Exercise description:
Leave out every picture, then output exactly the lines between the ones holding "Reproduce this chart with React, TypeScript" and "import * as", inclusive, and nothing beyond them.
-- START OF Material to process --
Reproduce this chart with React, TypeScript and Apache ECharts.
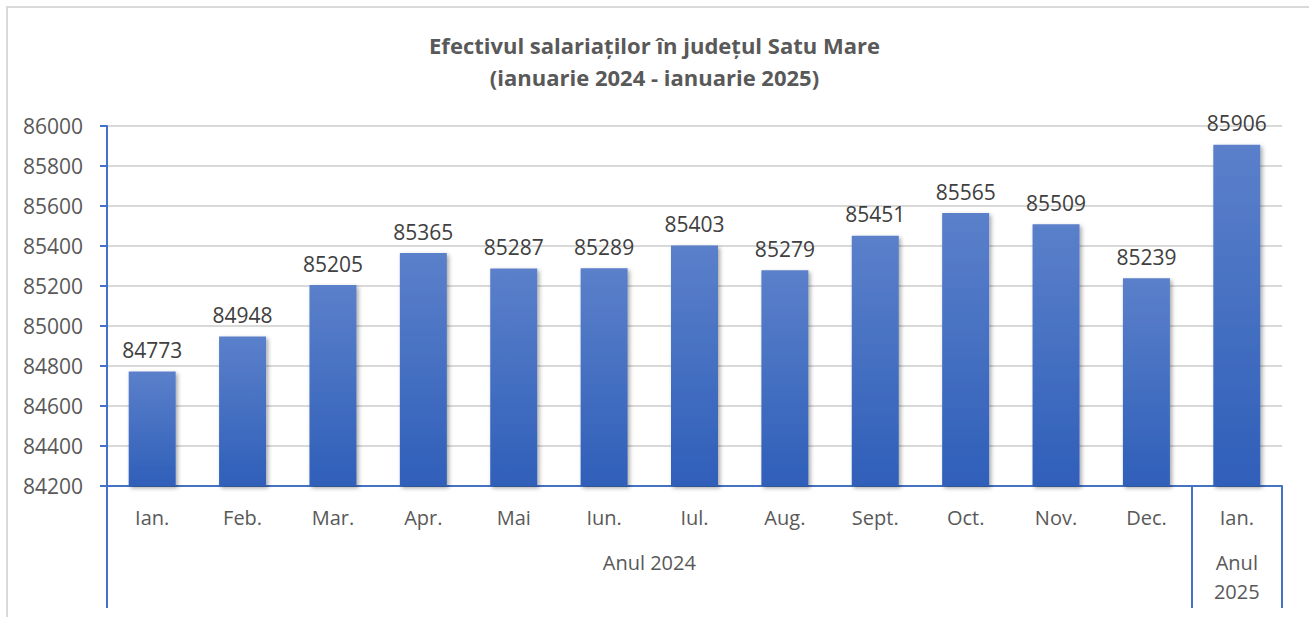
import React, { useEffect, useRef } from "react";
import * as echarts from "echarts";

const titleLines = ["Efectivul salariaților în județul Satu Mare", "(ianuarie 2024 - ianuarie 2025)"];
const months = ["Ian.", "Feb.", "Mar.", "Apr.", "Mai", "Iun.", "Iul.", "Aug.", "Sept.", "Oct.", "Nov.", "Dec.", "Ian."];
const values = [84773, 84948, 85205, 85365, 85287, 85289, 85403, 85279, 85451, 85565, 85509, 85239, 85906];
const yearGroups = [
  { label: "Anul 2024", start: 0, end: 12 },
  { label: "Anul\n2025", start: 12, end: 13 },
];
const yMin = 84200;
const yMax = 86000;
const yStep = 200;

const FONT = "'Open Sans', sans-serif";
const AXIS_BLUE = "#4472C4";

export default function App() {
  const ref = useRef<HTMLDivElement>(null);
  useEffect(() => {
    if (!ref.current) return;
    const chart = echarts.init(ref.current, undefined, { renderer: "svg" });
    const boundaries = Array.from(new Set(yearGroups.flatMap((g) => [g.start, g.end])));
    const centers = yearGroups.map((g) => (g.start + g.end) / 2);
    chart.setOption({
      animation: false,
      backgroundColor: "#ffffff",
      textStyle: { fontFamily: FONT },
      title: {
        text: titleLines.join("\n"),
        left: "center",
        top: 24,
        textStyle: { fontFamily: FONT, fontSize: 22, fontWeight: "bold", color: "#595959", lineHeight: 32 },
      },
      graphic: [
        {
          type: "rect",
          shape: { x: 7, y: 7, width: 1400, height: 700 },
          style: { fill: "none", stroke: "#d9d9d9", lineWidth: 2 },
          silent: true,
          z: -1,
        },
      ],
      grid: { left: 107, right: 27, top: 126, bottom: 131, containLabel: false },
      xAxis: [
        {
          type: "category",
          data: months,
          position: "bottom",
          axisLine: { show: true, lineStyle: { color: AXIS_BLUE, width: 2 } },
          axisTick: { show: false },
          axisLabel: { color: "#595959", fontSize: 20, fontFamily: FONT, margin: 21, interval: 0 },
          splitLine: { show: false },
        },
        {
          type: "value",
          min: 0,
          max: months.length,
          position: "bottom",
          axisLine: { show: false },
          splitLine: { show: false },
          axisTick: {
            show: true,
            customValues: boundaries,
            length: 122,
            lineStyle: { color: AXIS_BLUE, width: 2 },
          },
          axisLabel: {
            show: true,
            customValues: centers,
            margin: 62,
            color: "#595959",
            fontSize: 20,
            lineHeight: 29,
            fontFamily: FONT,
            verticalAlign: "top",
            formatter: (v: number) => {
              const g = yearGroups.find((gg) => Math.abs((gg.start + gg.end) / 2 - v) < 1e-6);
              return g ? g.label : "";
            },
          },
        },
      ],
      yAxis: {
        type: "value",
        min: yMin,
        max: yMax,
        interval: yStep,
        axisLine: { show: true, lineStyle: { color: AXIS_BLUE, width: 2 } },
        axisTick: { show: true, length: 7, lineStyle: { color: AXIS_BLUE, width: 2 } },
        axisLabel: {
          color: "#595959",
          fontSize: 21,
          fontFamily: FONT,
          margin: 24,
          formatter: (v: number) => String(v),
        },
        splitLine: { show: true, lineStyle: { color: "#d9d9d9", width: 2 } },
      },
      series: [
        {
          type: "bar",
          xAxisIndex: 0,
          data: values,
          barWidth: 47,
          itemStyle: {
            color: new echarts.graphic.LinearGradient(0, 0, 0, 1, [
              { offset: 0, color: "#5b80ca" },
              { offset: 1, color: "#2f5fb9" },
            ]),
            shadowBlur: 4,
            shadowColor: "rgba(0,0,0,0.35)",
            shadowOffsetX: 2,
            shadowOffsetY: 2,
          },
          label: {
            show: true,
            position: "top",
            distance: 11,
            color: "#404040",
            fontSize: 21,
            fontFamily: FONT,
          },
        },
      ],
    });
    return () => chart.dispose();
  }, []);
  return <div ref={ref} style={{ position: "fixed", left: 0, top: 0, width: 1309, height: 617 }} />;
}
-- END OF Material to process --
-- START OF Material to process --
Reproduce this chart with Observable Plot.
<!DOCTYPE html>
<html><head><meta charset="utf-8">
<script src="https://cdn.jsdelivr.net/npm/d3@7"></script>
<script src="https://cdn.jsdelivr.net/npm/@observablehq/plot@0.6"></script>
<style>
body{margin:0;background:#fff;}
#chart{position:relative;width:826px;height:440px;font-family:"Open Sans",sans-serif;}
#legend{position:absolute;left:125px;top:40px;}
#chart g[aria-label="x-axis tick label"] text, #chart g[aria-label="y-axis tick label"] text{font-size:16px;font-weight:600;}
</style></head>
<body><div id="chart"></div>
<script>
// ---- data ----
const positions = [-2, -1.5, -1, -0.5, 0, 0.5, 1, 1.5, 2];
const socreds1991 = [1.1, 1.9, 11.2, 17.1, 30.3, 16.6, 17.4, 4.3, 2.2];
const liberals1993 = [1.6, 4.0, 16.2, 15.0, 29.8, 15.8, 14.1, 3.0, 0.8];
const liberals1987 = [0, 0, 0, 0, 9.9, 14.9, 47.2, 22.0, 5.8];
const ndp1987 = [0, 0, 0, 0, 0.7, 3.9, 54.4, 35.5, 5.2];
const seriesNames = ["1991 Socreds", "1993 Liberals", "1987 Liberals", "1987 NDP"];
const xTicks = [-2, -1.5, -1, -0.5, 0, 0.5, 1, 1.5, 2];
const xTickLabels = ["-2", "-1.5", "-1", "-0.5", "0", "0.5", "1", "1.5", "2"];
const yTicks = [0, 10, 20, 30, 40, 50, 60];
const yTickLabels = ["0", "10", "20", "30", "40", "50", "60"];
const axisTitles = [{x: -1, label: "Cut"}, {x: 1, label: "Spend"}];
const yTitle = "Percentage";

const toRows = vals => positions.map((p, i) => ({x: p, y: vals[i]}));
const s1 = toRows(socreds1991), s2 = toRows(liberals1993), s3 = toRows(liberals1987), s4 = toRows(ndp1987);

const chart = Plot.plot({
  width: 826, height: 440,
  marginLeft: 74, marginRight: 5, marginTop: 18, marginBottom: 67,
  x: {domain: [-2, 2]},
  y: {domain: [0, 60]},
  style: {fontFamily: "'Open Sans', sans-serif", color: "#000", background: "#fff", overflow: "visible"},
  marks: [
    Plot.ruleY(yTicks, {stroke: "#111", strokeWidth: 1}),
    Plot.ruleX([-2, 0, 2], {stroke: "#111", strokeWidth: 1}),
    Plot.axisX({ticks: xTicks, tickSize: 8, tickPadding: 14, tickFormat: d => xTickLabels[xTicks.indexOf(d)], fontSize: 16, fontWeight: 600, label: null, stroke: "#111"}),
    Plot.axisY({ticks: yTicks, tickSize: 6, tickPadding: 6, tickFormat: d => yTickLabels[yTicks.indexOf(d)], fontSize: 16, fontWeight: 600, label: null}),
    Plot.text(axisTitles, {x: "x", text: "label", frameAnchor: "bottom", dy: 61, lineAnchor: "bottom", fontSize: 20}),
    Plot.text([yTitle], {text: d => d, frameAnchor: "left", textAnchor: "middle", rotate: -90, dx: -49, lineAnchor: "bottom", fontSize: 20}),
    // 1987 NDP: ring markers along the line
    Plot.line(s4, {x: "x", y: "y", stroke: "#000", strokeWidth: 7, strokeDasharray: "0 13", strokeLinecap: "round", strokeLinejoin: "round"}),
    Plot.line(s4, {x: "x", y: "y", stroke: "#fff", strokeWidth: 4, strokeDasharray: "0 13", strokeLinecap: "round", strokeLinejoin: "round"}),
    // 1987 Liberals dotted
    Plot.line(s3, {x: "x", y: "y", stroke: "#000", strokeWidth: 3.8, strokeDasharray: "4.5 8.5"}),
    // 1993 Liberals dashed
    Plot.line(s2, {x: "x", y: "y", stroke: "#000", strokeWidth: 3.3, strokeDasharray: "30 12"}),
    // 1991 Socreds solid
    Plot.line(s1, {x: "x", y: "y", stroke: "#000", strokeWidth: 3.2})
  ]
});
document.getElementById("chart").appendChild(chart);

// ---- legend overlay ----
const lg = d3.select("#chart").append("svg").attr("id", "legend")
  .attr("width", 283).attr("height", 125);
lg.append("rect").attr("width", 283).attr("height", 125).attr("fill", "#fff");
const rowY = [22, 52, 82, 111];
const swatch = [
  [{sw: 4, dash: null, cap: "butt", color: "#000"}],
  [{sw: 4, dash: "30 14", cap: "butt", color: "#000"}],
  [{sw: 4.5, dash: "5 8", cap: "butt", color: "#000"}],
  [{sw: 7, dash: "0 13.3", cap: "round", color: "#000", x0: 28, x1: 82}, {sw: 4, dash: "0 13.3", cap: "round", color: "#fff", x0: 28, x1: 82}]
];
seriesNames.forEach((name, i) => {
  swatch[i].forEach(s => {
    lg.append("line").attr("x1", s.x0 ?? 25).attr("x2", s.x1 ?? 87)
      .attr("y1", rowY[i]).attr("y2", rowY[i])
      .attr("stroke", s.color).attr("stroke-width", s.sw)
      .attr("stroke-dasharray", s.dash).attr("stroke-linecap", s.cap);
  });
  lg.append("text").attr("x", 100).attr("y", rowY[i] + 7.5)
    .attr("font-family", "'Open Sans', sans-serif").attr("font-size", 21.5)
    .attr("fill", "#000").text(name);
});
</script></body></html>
-- END OF Material to process --
The reply:
Reproduce this chart with React, TypeScript and Apache ECharts.
import React, { useEffect, useRef } from "react";
import * as echarts from "echarts";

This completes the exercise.